如《劉姥姥進大觀園》中有個坐席吃飯的場面寫得很精彩,人物神態、動作、語言就結合得很完美。劉姥姥的一句滑稽語言和鼓著腮幫、兩眼直視的神態讓眾人發愣,之后大家開懷大笑。笑時各有精彩表現:湘云缺乏內斂,笑時的動作是噴出茶;黛玉弱不禁風,神態是笑岔了氣,并伴有伏著桌子直“哎喲”的動作和語言;寶玉是賈母的寵兒,他笑得難以自抑,任性地滾在賈母懷里,賈母笑著摟住他“心肝兒”“寶貝兒”地叫;王夫人看出是鳳姐的把戲,手指著鳳姐笑而不言;薛姨媽笑時是口中茶噴到了探春裙子上;探春笑時是茶碗合到了迎春身上;惜春笑時拉著奶母不放,叫著要“揉揉腸子”。而丫鬟婆子們因為地位關系,她們的笑很節制,有的彎腰屈背地笑,有的蹲在外面地上笑,還有沒有忘記自己職責的,忍著笑為姐妹換衣裳。這場笑,或豪爽,或矜持,或稚氣,或嬌情,或慈愛等等,人物神態、動作和語言融合在一起,惟妙惟肖,再現了當時熱鬧的場景,把賈府中人物不同的身份、地位、氣質、性格和身體狀況等淋漓盡致地表現出來。

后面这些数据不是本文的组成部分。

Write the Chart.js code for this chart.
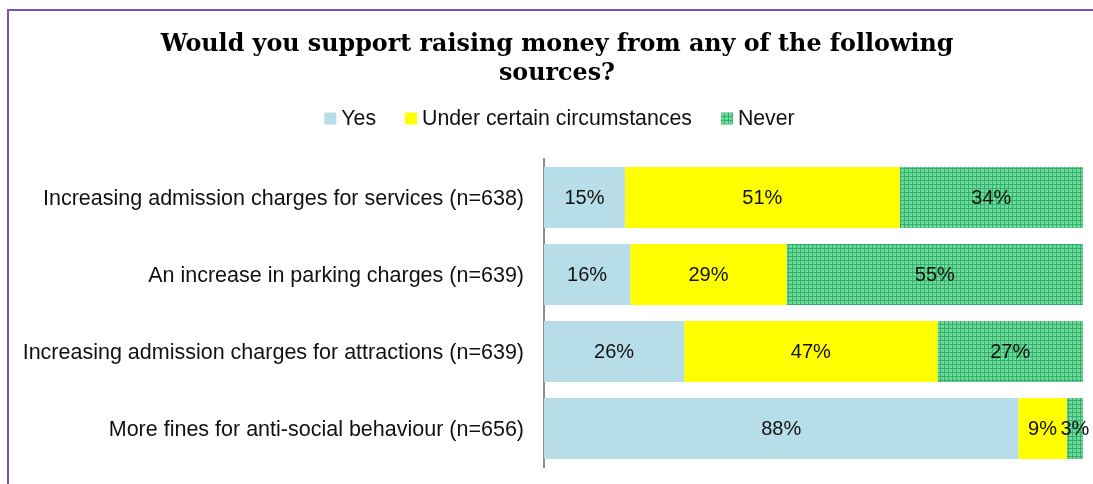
<!DOCTYPE html>
<html>
<head>
<meta charset="utf-8">
<script src="https://cdn.jsdelivr.net/npm/chart.js@4/dist/chart.umd.min.js"></script>
<style>
  html, body { margin: 0; padding: 0; background: #fff; }
  #wrap { position: relative; width: 1093px; height: 484px; overflow: hidden; }
  #frame { position: absolute; left: 7px; top: 9px; width: 1200px; height: 600px;
           border-left: 2px solid #7a4fbf; border-top: 2px solid #7a4fbf; box-sizing: border-box; }
  #c { position: absolute; left: 0; top: 0; }
</style>
</head>
<body>
<div id="wrap">
  <div id="frame"></div>
  <canvas id="c" width="1093" height="484"></canvas>
</div>
<script>
const categories = [
  'Increasing admission charges for services (n=638)',
  'An increase in parking charges (n=639)',
  'Increasing admission charges for attractions (n=639)',
  'More fines for anti-social behaviour (n=656)'
];
const seriesNames = ['Yes', 'Under certain circumstances', 'Never'];
const yesValues = [15, 16, 26, 88];
const underValues = [51, 29, 47, 9];
const neverValues = [34, 55, 27, 3];
const titleLines = ['Would you support raising money from any of the following', 'sources?'];

const SANS = '"Liberation Sans", Arial, sans-serif';

// Small green grid fill for the "Never" segments
function gridPattern(ctx) {
  const t = document.createElement('canvas');
  t.width = 4; t.height = 4;
  const g = t.getContext('2d');
  g.fillStyle = '#70d69c';
  g.fillRect(0, 0, 4, 4);
  g.fillStyle = '#2fb368';
  g.fillRect(0, 0, 4, 1);
  g.fillRect(0, 0, 1, 4);
  return ctx.createPattern(t, 'repeat');
}

// Writes each segment's value in its middle
const segmentLabels = {
  id: 'segmentLabels',
  afterDatasetsDraw(chart) {
    const ctx = chart.ctx;
    ctx.save();
    ctx.font = '20px ' + SANS;
    ctx.fillStyle = '#111';
    ctx.textAlign = 'center';
    ctx.textBaseline = 'middle';
    chart.data.datasets.forEach((ds, i) => {
      chart.getDatasetMeta(i).data.forEach((bar, j) => {
        const cx = (bar.x + bar.base) / 2;
        ctx.fillText(ds.data[j] + '%', cx, bar.y + 1);
      });
    });
    ctx.restore();
  }
};

// Two-line bold serif heading over the whole chart
const heading = {
  id: 'heading',
  afterDraw(chart, args, opts) {
    const ctx = chart.ctx;
    ctx.save();
    ctx.font = 'bold ' + opts.size + 'px "DejaVu Serif", Georgia, serif';
    ctx.fillStyle = '#000';
    ctx.textAlign = 'center';
    ctx.textBaseline = 'middle';
    opts.lines.forEach((line, i) => ctx.fillText(line, opts.centerX, opts.top + i * opts.lineGap));
    ctx.restore();
  }
};

// Compact legend row under the heading: small square, short gap, name
const compactLegend = {
  id: 'compactLegend',
  afterDraw(chart, args, opts) {
    const ctx = chart.ctx;
    const box = 12, gap = 5, itemGap = 29;
    ctx.save();
    ctx.font = opts.size + 'px ' + SANS;
    const items = chart.data.datasets.map(ds => ({
      text: ds.label, fill: ds.backgroundColor, w: ctx.measureText(ds.label).width
    }));
    const total = items.reduce((s, it) => s + box + gap + it.w, 0) + itemGap * (items.length - 1);
    let x = opts.centerX - total / 2;
    const y = opts.centerY;
    ctx.textBaseline = 'middle';
    ctx.textAlign = 'left';
    items.forEach(it => {
      ctx.fillStyle = it.fill;
      ctx.fillRect(x, y - box / 2, box, box);
      ctx.fillStyle = '#111';
      ctx.fillText(it.text, x + box + gap, y + 1);
      x += box + gap + it.w + itemGap;
    });
    ctx.restore();
  }
};

const canvas = document.getElementById('c');
const ctx2d = canvas.getContext('2d');

new Chart(canvas, {
  type: 'bar',
  data: {
    labels: categories,
    datasets: [
      { label: seriesNames[0], data: yesValues, backgroundColor: '#b7dde8' },
      { label: seriesNames[1], data: underValues, backgroundColor: '#ffff00' },
      { label: seriesNames[2], data: neverValues, backgroundColor: gridPattern(ctx2d) }
    ]
  },
  options: {
    indexAxis: 'y',
    responsive: false,
    animation: false,
    devicePixelRatio: 1,
    categoryPercentage: 1,
    barPercentage: 0.79,
    layout: { padding: { top: 159, right: 10, bottom: 17, left: 0 } },
    scales: {
      x: { stacked: true, min: 0, max: 100, display: false },
      y: {
        stacked: true,
        grid: { display: false, drawTicks: false },
        border: { display: true, color: '#8c8c8c', width: 2 },
        ticks: {
          color: '#111',
          padding: 20,
          labelOffset: 2,
          font: { family: SANS, size: 21.5 }
        },
        afterFit(scale) {
          scale.width = 544;
          scale.paddingTop = 0;
          scale.paddingBottom = 0;
        }
      }
    },
    plugins: {
      title: { display: false },
      legend: { display: false },
      heading: { lines: titleLines, size: 23.8, centerX: 557, top: 45, lineGap: 29 },
      compactLegend: { size: 21.3, centerX: 559.5, centerY: 118.5 },
      tooltip: { enabled: false }
    }
  },
  plugins: [segmentLabels, heading, compactLegend]
});
</script>
</body>
</html>
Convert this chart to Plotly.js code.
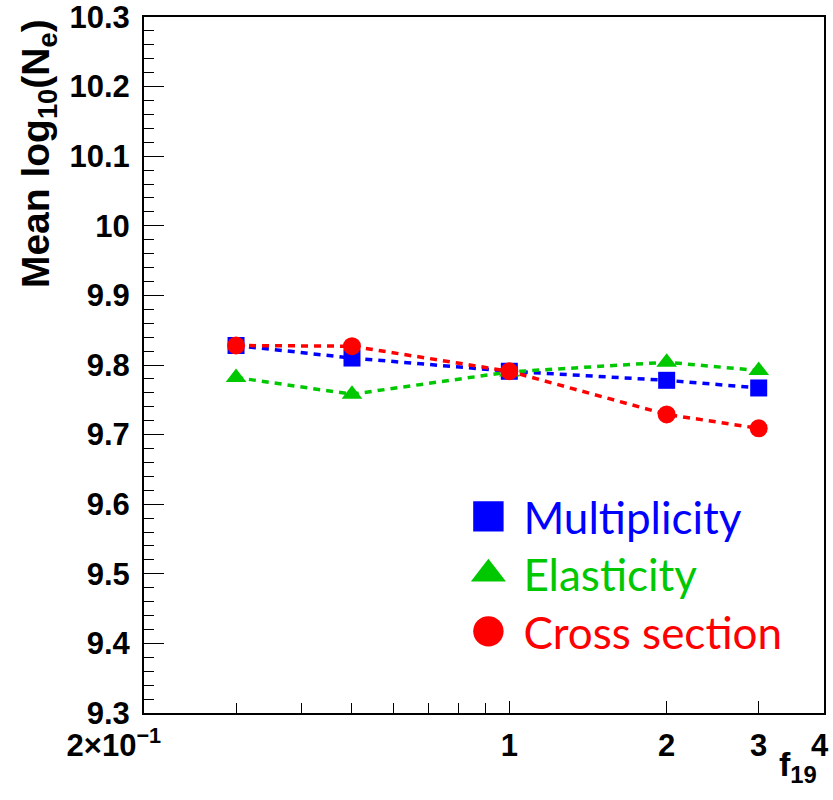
<!DOCTYPE html>
<html>
<head>
<meta charset="utf-8">
<script src="https://cdn.plot.ly/plotly-3.0.1.min.js"></script>
<style>html,body{margin:0;padding:0;background:#fff;}#chart{width:833px;height:800px;}</style>
</head>
<body>
<div id="chart"></div>
<script>
const f19 = [0.3, 0.5, 1, 2, 3];
const multiplicity = [9.828, 9.810, 9.791, 9.778, 9.767];
const elasticity = [9.782, 9.758, 9.790, 9.804, 9.792];
const crossSection = [9.828, 9.827, 9.791, 9.729, 9.709];
const seriesNames = ["Multiplicity", "Elasticity", "Cross section"];
const xTickVals = [0.2, 1, 2, 3, 4];
const xTickText = ["<b>2×10<sup>−1</sup></b>&nbsp;&nbsp;&nbsp;&nbsp;&nbsp;&nbsp;&nbsp;", "<b>1</b>", "<b>2</b>", "<b>3</b>", "<b>4</b>&nbsp;"];
const xMinorVals = [0.3, 0.4, 0.5, 0.6, 0.7, 0.8, 0.9];

const colors = ["#0000ff", "#00c800", "#ff0000"];
const symbols = ["square", "triangle-up", "circle"];
const sizes = [17, 18, 18];
const allY = [multiplicity, elasticity, crossSection];

const traces = [];
for (let i = 0; i < 3; i++) {
  traces.push({
    x: f19, y: allY[i], type: "scatter", mode: "lines",
    line: {color: colors[i], width: 3.5, dash: "7px,6px"},
    showlegend: false, hoverinfo: "skip"
  });
  traces.push({
    x: f19, y: allY[i], type: "scatter", mode: "markers",
    name: seriesNames[i], legendgroup: "g" + i,
    marker: {color: colors[i], symbol: symbols[i], size: sizes[i], line: {width: 0}}
  });
}

const tickFont = {family: "'Liberation Sans', Arial, sans-serif", size: 31, color: "#000", weight: "bold"};

const layout = {
  width: 833, height: 800,
  margin: {l: 144, r: 9, t: 17, b: 87},
  paper_bgcolor: "#fff", plot_bgcolor: "#fff",
  showlegend: true,
  legend: {
    x: 0.455, y: 0.333, xanchor: "left", yanchor: "top",
    font: {family: "Lato, 'Open Sans', sans-serif", size: 44},
    bgcolor: "rgba(0,0,0,0)", borderwidth: 0,
    traceorder: "grouped", tracegroupgap: 0, itemwidth: 60
  },
  xaxis: {
    type: "log", range: [Math.log10(0.2), Math.log10(4)],
    showline: true, linecolor: "#000", linewidth: 2, mirror: true,
    showgrid: false, zeroline: false,
    tickmode: "array", tickvals: xTickVals, ticktext: xTickText,
    ticks: "inside", ticklen: 12, tickwidth: 1, tickcolor: "#000",
    ticklabelstandoff: 4, ticklabeloverflow: "allow",
    tickfont: tickFont,
    minor: {tickmode: "array", tickvals: xMinorVals, ticks: "inside", ticklen: 10, tickwidth: 1, tickcolor: "#000", showgrid: false}
  },
  yaxis: {
    range: [9.3, 10.3],
    showline: true, linecolor: "#000", linewidth: 2, mirror: true,
    showgrid: false, zeroline: false,
    tickmode: "linear", tick0: 9.3, dtick: 0.1,
    ticks: "inside", ticklen: 20, tickwidth: 1, tickcolor: "#000",
    ticklabelstandoff: 6, ticklabeloverflow: "allow",
    tickfont: tickFont,
    minor: {dtick: 0.02, ticks: "inside", ticklen: 10, tickwidth: 1, tickcolor: "#000", showgrid: false}
  },
  annotations: [
    {
      text: "<b>Mean log<sub>10</sub>(N<sub>e</sub>)</b>",
      xref: "paper", yref: "paper", x: -0.155, y: 1.0, xanchor: "center", yanchor: "top",
      textangle: -90, showarrow: false,
      font: {family: "'Liberation Sans', Arial, sans-serif", size: 39, color: "#000"}
    },
    {
      text: "<b>f<sub>19</sub></b>",
      xref: "paper", yref: "paper", x: 0.993, y: -0.043, xanchor: "right", yanchor: "top",
      showarrow: false,
      font: {family: "'Liberation Sans', Arial, sans-serif", size: 34, color: "#000"}
    }
  ]
};

Plotly.newPlot("chart", traces, layout, {staticPlot: true}).then(function () {
  const texts = document.querySelectorAll(".legend .legendtext");
  texts.forEach(function (t, i) { t.style.fill = colors[i]; });
  document.querySelectorAll(".legend .legendpoints path").forEach(function (p) {
    const tr = p.getAttribute("transform") || "";
    p.setAttribute("transform", tr + " scale(1.9)");
  });
  const rows = document.querySelectorAll(".legend .traces");
  let y0 = null;
  rows.forEach(function (r, i) {
    const m = /translate\(([-\d.]+),\s*([-\d.]+)\)/.exec(r.getAttribute("transform") || "");
    if (!m) return;
    const x = parseFloat(m[1]), y = parseFloat(m[2]);
    if (y0 === null) y0 = y;
    r.setAttribute("transform", "translate(" + x + "," + (y0 + i * 57.5) + ")");
  });
});
</script>
</body>
</html>
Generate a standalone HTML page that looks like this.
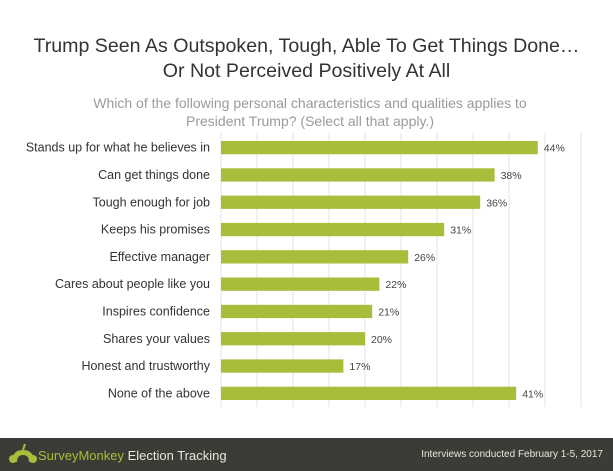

在指導學生作文運用外貌描寫時,還要告誡學生:一要典型。外貌要正確地揭示人物靈魂,要符合人物個性特征,要符合當時生活情境,要寫出人物獨特之處,不要千人一面。二要融入情感。外貌是客觀的,但由于作者有喜怒哀樂愛恨欲等情感,不免要融入主觀色彩,我們要把握準情感,注意用詞分寸與褒貶色彩。三要詳略得宜。描寫要考慮詳略,突出重點。四要注意順序。無論是一次性的整體描寫,還是逐步展開分散描寫,都要有合理的先后順序。